> [SUPPLIED ENTRIES]:
★ ★ ★ ★
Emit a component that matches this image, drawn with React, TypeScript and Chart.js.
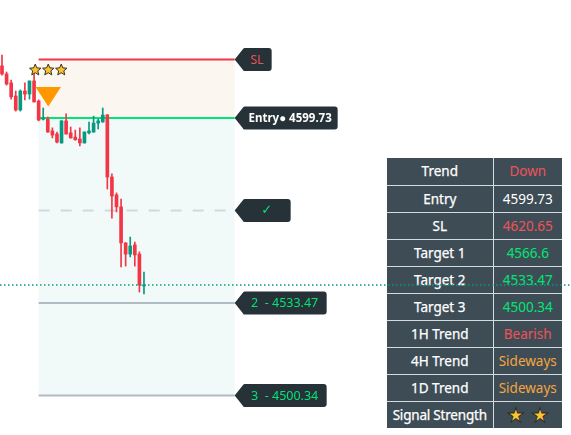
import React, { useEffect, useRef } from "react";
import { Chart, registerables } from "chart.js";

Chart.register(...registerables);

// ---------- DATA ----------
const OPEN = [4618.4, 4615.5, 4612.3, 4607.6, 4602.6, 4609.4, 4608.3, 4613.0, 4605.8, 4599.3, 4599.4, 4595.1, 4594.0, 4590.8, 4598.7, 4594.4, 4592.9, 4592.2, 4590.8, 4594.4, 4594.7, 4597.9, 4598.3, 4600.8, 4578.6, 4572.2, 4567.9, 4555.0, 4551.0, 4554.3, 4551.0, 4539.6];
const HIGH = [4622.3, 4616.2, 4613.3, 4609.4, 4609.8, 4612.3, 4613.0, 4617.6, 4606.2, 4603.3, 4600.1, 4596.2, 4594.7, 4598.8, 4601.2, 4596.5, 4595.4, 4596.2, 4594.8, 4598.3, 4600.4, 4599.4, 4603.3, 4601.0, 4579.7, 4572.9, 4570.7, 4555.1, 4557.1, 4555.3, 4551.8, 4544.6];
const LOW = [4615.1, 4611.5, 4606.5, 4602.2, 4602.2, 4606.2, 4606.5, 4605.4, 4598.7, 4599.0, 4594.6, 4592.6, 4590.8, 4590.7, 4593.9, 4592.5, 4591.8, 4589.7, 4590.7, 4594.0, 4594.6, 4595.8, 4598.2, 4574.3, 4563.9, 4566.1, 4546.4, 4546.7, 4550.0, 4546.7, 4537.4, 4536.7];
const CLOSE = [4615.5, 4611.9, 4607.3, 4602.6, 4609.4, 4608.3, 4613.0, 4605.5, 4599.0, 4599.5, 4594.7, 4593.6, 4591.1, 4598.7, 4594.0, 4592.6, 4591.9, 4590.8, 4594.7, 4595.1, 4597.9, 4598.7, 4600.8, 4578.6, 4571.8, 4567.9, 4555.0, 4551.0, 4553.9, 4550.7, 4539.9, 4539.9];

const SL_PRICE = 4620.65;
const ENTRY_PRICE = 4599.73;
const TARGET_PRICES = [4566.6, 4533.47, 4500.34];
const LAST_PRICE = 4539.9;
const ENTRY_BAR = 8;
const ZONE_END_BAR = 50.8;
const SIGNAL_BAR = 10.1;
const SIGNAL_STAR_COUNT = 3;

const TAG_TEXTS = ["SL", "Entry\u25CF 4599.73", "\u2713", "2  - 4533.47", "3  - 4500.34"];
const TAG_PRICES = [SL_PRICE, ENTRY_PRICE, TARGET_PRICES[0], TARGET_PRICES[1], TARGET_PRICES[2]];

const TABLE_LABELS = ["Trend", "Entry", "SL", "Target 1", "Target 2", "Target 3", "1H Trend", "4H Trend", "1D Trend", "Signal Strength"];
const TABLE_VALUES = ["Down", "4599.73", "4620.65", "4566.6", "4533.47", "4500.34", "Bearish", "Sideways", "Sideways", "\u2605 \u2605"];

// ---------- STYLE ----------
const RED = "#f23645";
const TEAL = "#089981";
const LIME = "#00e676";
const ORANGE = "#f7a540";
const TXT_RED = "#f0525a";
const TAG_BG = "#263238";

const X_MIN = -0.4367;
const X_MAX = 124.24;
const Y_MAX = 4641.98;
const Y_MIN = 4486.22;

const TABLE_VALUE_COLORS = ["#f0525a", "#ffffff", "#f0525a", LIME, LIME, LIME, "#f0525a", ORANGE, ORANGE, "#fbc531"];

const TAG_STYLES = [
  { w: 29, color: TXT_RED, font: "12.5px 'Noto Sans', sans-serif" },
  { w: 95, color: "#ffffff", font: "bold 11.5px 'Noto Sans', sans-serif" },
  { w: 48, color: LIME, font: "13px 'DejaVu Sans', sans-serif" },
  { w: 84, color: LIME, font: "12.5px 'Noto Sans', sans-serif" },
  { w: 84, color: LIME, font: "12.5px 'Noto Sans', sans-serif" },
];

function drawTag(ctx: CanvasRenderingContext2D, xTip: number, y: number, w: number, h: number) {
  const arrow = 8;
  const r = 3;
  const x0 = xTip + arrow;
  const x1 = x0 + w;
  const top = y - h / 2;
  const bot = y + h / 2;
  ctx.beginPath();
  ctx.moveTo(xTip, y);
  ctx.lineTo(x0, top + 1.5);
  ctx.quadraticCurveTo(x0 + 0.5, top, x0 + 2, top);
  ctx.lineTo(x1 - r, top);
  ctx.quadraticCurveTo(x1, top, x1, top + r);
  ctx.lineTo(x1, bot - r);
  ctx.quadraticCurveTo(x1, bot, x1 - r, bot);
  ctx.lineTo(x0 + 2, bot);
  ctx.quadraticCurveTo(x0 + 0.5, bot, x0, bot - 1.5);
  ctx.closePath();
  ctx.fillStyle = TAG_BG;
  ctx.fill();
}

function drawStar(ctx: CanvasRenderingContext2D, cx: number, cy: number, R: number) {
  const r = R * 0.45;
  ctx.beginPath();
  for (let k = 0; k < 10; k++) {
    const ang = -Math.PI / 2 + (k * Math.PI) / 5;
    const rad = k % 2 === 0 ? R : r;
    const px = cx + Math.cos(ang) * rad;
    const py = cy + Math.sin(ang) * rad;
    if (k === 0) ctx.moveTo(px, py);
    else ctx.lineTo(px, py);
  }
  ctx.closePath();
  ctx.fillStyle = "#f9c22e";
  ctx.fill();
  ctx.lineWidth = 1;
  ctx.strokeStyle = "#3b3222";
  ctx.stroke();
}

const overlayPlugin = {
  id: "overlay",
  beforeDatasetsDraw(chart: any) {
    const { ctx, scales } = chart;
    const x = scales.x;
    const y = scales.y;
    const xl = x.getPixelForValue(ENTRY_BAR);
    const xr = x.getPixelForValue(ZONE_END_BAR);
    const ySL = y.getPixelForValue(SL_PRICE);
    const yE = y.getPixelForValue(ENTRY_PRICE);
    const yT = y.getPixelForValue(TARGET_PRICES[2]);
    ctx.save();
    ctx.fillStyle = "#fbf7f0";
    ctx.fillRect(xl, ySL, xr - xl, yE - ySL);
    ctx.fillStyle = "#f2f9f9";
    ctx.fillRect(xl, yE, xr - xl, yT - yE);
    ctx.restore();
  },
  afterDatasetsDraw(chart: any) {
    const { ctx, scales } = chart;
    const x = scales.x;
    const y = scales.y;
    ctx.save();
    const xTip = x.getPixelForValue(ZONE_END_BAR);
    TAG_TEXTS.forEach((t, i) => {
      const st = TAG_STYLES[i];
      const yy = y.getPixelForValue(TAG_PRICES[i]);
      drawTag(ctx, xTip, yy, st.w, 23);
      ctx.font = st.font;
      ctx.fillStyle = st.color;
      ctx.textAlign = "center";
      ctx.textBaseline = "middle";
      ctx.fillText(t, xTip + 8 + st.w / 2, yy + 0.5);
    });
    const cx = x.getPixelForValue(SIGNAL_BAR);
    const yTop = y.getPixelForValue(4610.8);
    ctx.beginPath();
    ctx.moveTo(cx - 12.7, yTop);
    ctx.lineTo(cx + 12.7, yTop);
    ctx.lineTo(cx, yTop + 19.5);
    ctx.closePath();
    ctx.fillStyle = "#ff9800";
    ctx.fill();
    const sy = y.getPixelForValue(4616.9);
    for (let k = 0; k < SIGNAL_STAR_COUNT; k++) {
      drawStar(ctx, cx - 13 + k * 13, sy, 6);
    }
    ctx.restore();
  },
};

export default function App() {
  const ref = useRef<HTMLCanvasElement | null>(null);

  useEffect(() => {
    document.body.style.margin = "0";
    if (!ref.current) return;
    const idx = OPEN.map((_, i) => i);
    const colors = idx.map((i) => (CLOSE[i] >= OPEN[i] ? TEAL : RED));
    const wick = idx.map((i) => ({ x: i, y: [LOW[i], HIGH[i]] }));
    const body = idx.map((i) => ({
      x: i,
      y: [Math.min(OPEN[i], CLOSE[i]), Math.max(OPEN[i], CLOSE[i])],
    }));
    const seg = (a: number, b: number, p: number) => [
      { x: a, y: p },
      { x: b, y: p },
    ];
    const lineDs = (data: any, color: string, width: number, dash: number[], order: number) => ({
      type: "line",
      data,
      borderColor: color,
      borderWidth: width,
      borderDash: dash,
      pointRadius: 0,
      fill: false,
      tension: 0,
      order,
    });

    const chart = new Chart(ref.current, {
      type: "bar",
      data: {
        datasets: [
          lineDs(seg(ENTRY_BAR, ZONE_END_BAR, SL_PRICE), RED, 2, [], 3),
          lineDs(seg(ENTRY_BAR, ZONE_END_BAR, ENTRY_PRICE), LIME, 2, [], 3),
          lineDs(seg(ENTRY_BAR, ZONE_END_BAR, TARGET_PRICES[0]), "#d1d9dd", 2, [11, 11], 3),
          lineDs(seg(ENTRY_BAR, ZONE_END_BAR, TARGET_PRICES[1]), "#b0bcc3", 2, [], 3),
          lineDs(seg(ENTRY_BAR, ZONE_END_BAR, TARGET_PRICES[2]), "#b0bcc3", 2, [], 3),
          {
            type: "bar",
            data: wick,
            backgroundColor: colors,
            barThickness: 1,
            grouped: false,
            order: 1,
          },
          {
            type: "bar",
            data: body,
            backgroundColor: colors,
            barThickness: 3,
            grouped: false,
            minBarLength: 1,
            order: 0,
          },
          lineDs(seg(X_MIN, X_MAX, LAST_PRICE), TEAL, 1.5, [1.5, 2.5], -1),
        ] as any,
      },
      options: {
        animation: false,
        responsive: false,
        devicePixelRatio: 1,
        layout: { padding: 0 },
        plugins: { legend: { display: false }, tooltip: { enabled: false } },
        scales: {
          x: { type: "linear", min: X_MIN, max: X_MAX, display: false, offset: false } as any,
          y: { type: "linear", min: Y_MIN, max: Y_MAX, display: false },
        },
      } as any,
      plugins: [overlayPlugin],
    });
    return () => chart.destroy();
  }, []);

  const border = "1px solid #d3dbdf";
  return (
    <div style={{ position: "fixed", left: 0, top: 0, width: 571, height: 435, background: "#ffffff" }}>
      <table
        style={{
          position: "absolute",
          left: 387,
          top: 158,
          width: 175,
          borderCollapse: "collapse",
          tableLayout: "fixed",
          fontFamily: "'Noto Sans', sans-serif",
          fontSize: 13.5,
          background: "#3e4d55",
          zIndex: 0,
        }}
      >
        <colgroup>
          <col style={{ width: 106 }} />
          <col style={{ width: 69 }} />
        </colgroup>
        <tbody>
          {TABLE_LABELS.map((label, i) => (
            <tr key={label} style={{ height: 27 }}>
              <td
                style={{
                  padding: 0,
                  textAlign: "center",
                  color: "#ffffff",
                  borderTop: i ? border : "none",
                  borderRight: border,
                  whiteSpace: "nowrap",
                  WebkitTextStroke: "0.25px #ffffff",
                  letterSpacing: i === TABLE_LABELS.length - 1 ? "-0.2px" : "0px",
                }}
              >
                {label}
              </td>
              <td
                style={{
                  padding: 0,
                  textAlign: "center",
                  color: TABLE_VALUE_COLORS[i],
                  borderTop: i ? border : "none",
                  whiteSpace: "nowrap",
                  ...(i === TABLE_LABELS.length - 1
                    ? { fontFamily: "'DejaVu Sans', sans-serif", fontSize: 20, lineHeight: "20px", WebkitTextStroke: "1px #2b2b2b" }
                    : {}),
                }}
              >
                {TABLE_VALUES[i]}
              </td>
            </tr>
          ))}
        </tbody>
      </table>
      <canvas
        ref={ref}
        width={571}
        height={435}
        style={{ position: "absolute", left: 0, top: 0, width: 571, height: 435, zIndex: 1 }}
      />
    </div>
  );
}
★ ★ ★ ★
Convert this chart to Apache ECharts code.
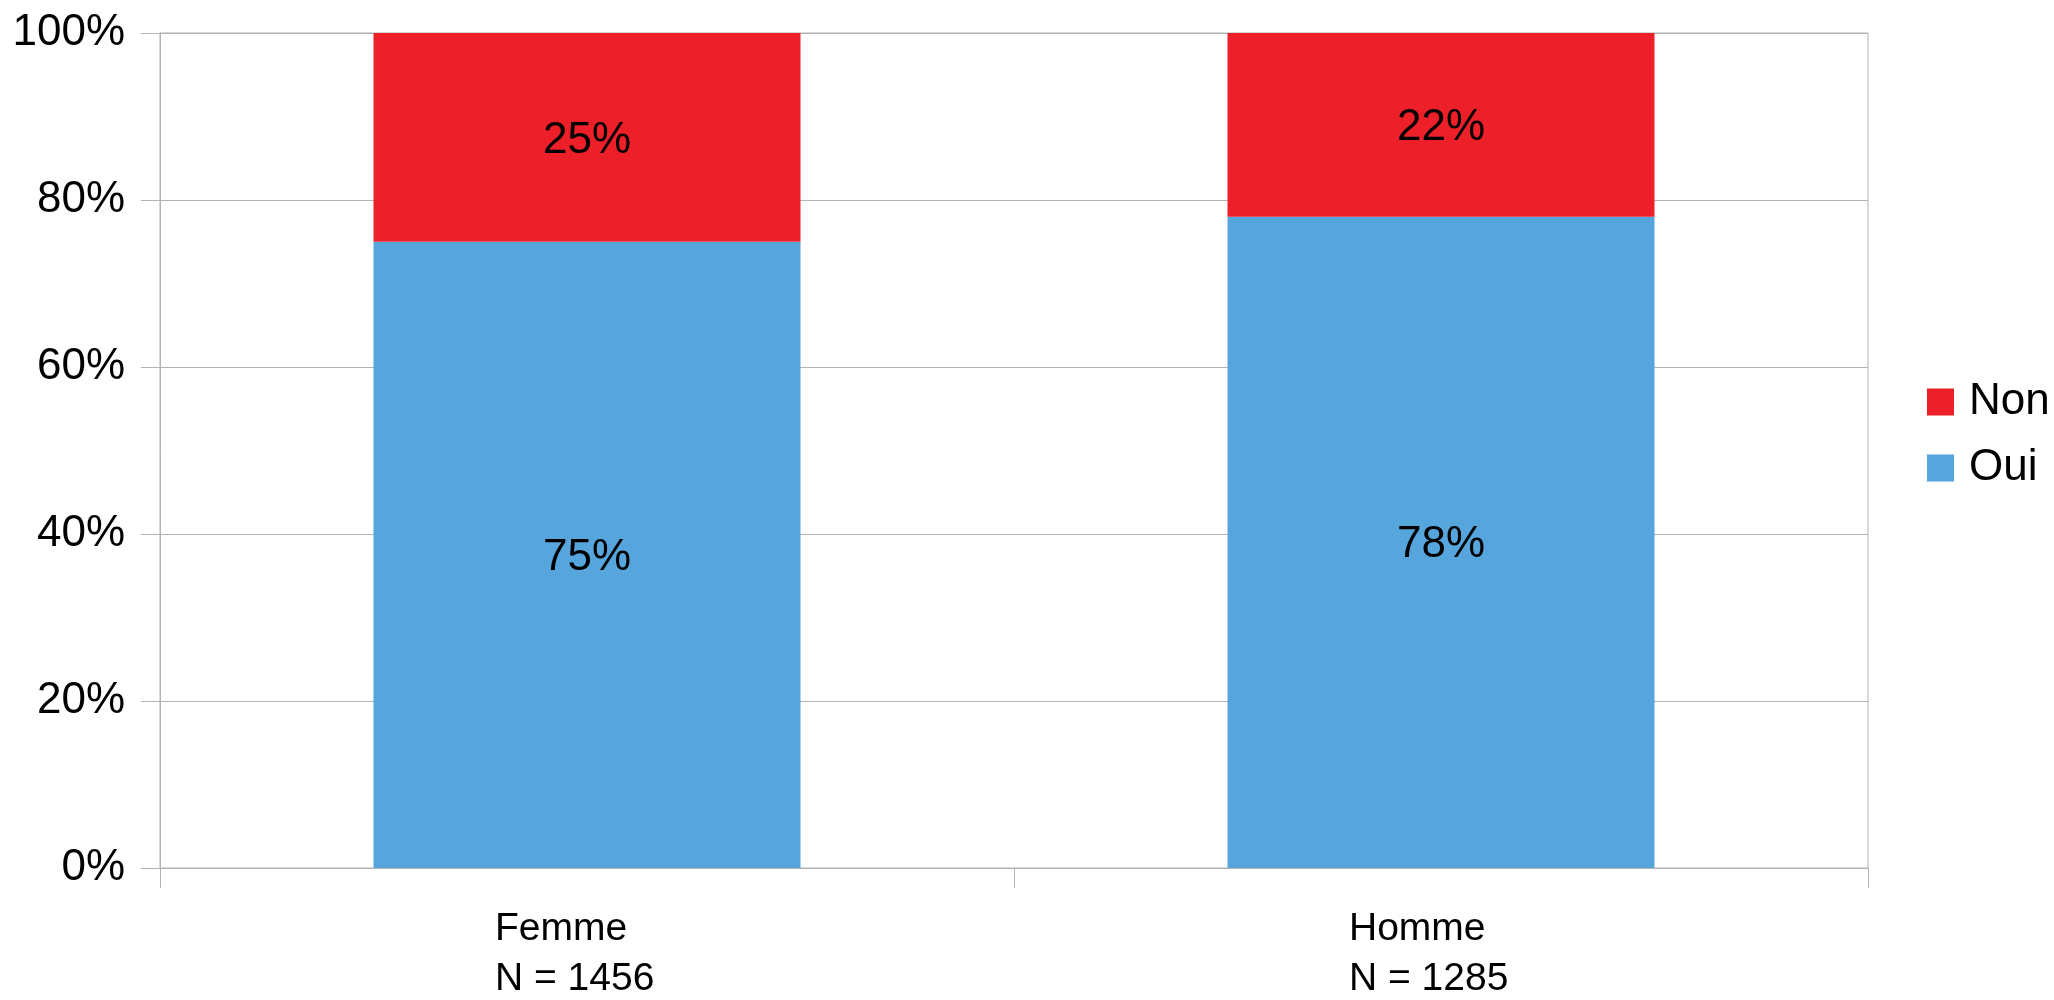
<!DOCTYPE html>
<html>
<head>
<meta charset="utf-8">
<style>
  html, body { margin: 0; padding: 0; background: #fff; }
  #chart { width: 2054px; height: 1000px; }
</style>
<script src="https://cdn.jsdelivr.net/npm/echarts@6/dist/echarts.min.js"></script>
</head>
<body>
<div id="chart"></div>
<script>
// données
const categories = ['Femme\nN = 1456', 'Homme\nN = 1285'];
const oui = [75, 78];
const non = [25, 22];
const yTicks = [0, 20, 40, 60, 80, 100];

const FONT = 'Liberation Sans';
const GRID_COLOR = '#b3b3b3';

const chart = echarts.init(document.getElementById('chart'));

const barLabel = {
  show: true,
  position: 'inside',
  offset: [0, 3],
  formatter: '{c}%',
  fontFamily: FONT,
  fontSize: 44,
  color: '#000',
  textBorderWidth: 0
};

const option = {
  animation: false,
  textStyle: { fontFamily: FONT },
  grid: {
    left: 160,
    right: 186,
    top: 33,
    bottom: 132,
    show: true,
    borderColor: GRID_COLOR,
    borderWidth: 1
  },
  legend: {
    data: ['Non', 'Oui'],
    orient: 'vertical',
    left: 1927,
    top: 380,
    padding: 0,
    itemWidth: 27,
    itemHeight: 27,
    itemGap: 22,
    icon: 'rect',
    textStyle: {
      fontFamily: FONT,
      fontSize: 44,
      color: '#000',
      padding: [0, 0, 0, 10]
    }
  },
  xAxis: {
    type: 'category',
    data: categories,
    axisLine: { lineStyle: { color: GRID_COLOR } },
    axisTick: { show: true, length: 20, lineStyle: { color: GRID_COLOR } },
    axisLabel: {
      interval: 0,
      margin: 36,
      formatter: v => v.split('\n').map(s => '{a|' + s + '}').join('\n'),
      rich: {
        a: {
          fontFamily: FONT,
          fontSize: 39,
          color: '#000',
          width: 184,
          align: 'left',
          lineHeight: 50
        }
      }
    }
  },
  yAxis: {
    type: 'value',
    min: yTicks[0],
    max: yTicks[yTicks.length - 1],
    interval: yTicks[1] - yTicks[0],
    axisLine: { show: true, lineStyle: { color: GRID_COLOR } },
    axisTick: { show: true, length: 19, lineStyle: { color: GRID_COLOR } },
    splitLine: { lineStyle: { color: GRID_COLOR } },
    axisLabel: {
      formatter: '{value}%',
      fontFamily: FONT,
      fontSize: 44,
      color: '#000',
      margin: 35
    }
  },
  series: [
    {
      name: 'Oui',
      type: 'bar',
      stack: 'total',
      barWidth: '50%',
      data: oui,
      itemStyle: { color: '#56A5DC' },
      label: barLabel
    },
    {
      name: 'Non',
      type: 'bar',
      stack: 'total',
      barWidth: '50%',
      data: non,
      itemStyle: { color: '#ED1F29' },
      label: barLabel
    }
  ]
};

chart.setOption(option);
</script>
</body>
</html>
★ ★ ★ ★
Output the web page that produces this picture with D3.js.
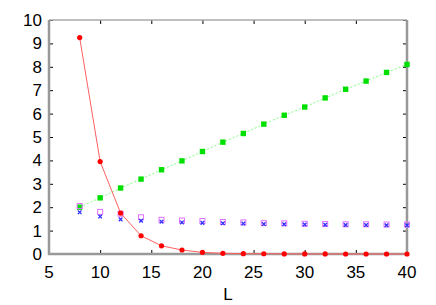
★ ★ ★ ★
> [THE TASK]: Where a line holds "with", copy that line.

> [CORRECT ANSWER]:
Emit a component that matches this image, drawn with React, TypeScript and Chart.js.
Output the web page that produces this picture with D3.js.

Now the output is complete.